◆ **Directions for this task**:
Nothing but the lines from the top of the data to the line holding "0.078, 0.048, 0.032, 0.0]" should be printed, word for word and both ends included; leave the pictures out.
· · · ·
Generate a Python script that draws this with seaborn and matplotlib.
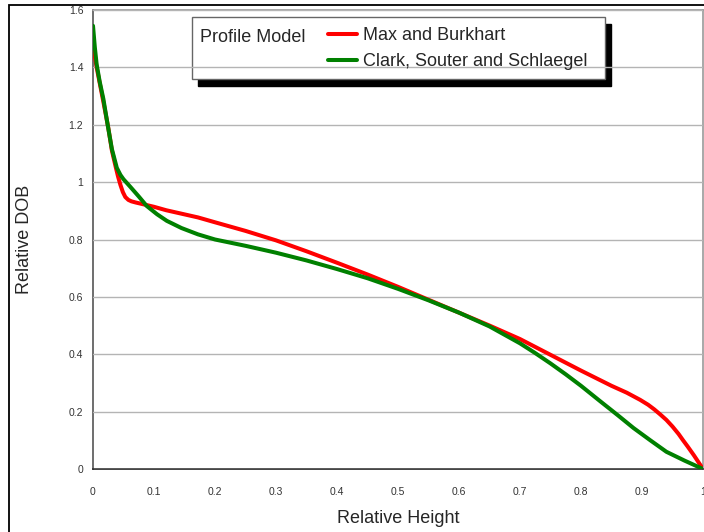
import numpy as np
import pandas as pd
import matplotlib
matplotlib.use("Agg")
import matplotlib.pyplot as plt
from matplotlib.patches import Rectangle
from matplotlib.ticker import MultipleLocator, FuncFormatter
import seaborn as sns

# Datos
mb_height = [0, 0.006, 0.017, 0.025, 0.031, 0.037, 0.041, 0.045, 0.049, 0.053, 0.058,
             0.063, 0.07, 0.078, 0.088, 0.1, 0.12, 0.145, 0.172,
             0.2, 0.25, 0.3, 0.35, 0.4, 0.45, 0.5, 0.55, 0.6, 0.65, 0.7, 0.75,
             0.8, 0.85, 0.875, 0.897, 0.91, 0.92, 0.93, 0.94, 0.95, 0.96, 0.967,
             0.975, 0.985, 0.99, 1.0]
mb_dob = [1.477, 1.40, 1.28, 1.19, 1.11, 1.055, 1.02, 0.99, 0.965, 0.948, 0.938,
          0.933, 0.929, 0.925, 0.92, 0.914, 0.902, 0.89, 0.877,
          0.86, 0.83, 0.797, 0.759, 0.719, 0.678, 0.635, 0.59, 0.545, 0.50, 0.453, 0.398,
          0.343, 0.29, 0.266, 0.241, 0.224, 0.208, 0.19, 0.171, 0.148, 0.122, 0.101,
          0.078, 0.048, 0.032, 0.0]

csh_height = [0, 0.003, 0.006, 0.011, 0.017, 0.024, 0.031, 0.039, 0.045, 0.05, 0.061,
              0.075, 0.088, 0.105, 0.121, 0.145, 0.172, 0.2, 0.25, 0.3, 0.35, 0.4,
              0.45, 0.5, 0.55, 0.6, 0.65, 0.7, 0.725, 0.75, 0.775, 0.8, 0.831,
              0.86, 0.886, 0.913, 0.94, 0.97, 1.0]
csh_dob = [1.545, 1.47, 1.41, 1.35, 1.29, 1.20, 1.115, 1.05, 1.025, 1.01, 0.984,
           0.95, 0.917, 0.888, 0.865, 0.84, 0.818, 0.80, 0.778, 0.754, 0.727, 0.697,
           0.665, 0.628, 0.588, 0.545, 0.497, 0.438, 0.404, 0.368, 0.33, 0.29, 0.237,
           0.188, 0.143, 0.101, 0.06, 0.029, 0.0]

modelos = ["Max and Burkhart", "Clark, Souter and Schlaegel"]
colores = {"Max and Burkhart": "#ff0000", "Clark, Souter and Schlaegel": "#008000"}

df = pd.concat([
    pd.DataFrame({"altura": mb_height, "dob": mb_dob, "modelo": modelos[0]}),
    pd.DataFrame({"altura": csh_height, "dob": csh_dob, "modelo": modelos[1]}),
])

sns.set_style("white")
plt.rcParams['font.family'] = ['Liberation Sans', 'DejaVu Sans']

fig = plt.figure(figsize=(7.04, 5.32), dpi=100)
ax = fig.add_axes([93 / 704, 1 - 469 / 532, 610 / 704, 459 / 532])

sns.lineplot(data=df, x="altura", y="dob", hue="modelo", hue_order=modelos,
             palette=colores, estimator=None, sort=False, linewidth=2.9,
             ax=ax, legend=False, zorder=3)
for linea in ax.get_lines():
    linea.set_solid_joinstyle('round')
    linea.set_solid_capstyle('round')

ax.set_xlim(0, 1)
ax.set_ylim(0, 1.6)
ax.xaxis.set_major_locator(MultipleLocator(0.1))
ax.xaxis.set_minor_locator(MultipleLocator(0.02))
ax.yaxis.set_major_locator(MultipleLocator(0.2))
ax.yaxis.set_minor_locator(MultipleLocator(0.02))
fmt = FuncFormatter(lambda v, p: f"{v:g}")
ax.xaxis.set_major_formatter(fmt)
ax.yaxis.set_major_formatter(fmt)

ax.tick_params(which='major', direction='out', length=5, width=1, color='#333333',
               labelsize=7.5, labelcolor='#333333')
ax.tick_params(which='minor', direction='out', length=3, width=1, color='#333333')
ax.tick_params(axis='x', pad=8)
ax.tick_params(axis='y', pad=2)

ax.set_axisbelow(False)
ax.grid(True, axis='y', which='major', color='#b4b4b4', linewidth=1, zorder=2)
ax.grid(False, axis='x')

for lado in ['top', 'right']:
    ax.spines[lado].set_color('#9a9a9a')
    ax.spines[lado].set_linewidth(1.2)
ax.spines['left'].set_color('#555555')
ax.spines['bottom'].set_color('#222222')
ax.spines['left'].set_linewidth(1.2)
ax.spines['bottom'].set_linewidth(1.2)

ax.set_xlabel("Relative Height", fontsize=13)
ax.set_ylabel("Relative DOB", fontsize=13)
ax.xaxis.set_label_coords(0.5, -0.089)
ax.yaxis.set_label_coords(-0.098, 0.5)

# Caja de la leyenda con sombra
ax.add_patch(Rectangle((0.1623 + 0.0098, 0.850 - 0.015), 0.677, 0.135,
                       transform=ax.transAxes, facecolor='black', edgecolor='black',
                       zorder=1))
ax.add_patch(Rectangle((0.1623, 0.850), 0.677, 0.135, transform=ax.transAxes,
                       facecolor='white', edgecolor='#666666', linewidth=1, zorder=1.5))
ax.text(0.1754, 0.941, "Profile Model", transform=ax.transAxes, fontsize=13,
        va='center', ha='left', zorder=4)

handles = [plt.Line2D([], [], color=colores[m], linewidth=2.9) for m in modelos]
ax.legend(handles, modelos, loc='upper left', bbox_to_anchor=(0.385, 0.962),
          frameon=False, fontsize=13, handlelength=1.6, handletextpad=0.35,
          labelspacing=0.5, borderpad=0, borderaxespad=0)

# Marco exterior
fig.add_artist(Rectangle((9 / 704, -0.1), 1.2, 0.1 + 1 - 5 / 532,
                         transform=fig.transFigure, fill=False,
                         edgecolor='black', linewidth=1.3))

plt.savefig('out.png', dpi=100)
· · · ·
◆ **Written response**:
Generate a Python script that draws this with seaborn and matplotlib.
import numpy as np
import pandas as pd
import matplotlib
matplotlib.use("Agg")
import matplotlib.pyplot as plt
from matplotlib.patches import Rectangle
from matplotlib.ticker import MultipleLocator, FuncFormatter
import seaborn as sns

# Datos
mb_height = [0, 0.006, 0.017, 0.025, 0.031, 0.037, 0.041, 0.045, 0.049, 0.053, 0.058,
             0.063, 0.07, 0.078, 0.088, 0.1, 0.12, 0.145, 0.172,
             0.2, 0.25, 0.3, 0.35, 0.4, 0.45, 0.5, 0.55, 0.6, 0.65, 0.7, 0.75,
             0.8, 0.85, 0.875, 0.897, 0.91, 0.92, 0.93, 0.94, 0.95, 0.96, 0.967,
             0.975, 0.985, 0.99, 1.0]
mb_dob = [1.477, 1.40, 1.28, 1.19, 1.11, 1.055, 1.02, 0.99, 0.965, 0.948, 0.938,
          0.933, 0.929, 0.925, 0.92, 0.914, 0.902, 0.89, 0.877,
          0.86, 0.83, 0.797, 0.759, 0.719, 0.678, 0.635, 0.59, 0.545, 0.50, 0.453, 0.398,
          0.343, 0.29, 0.266, 0.241, 0.224, 0.208, 0.19, 0.171, 0.148, 0.122, 0.101,
          0.078, 0.048, 0.032, 0.0]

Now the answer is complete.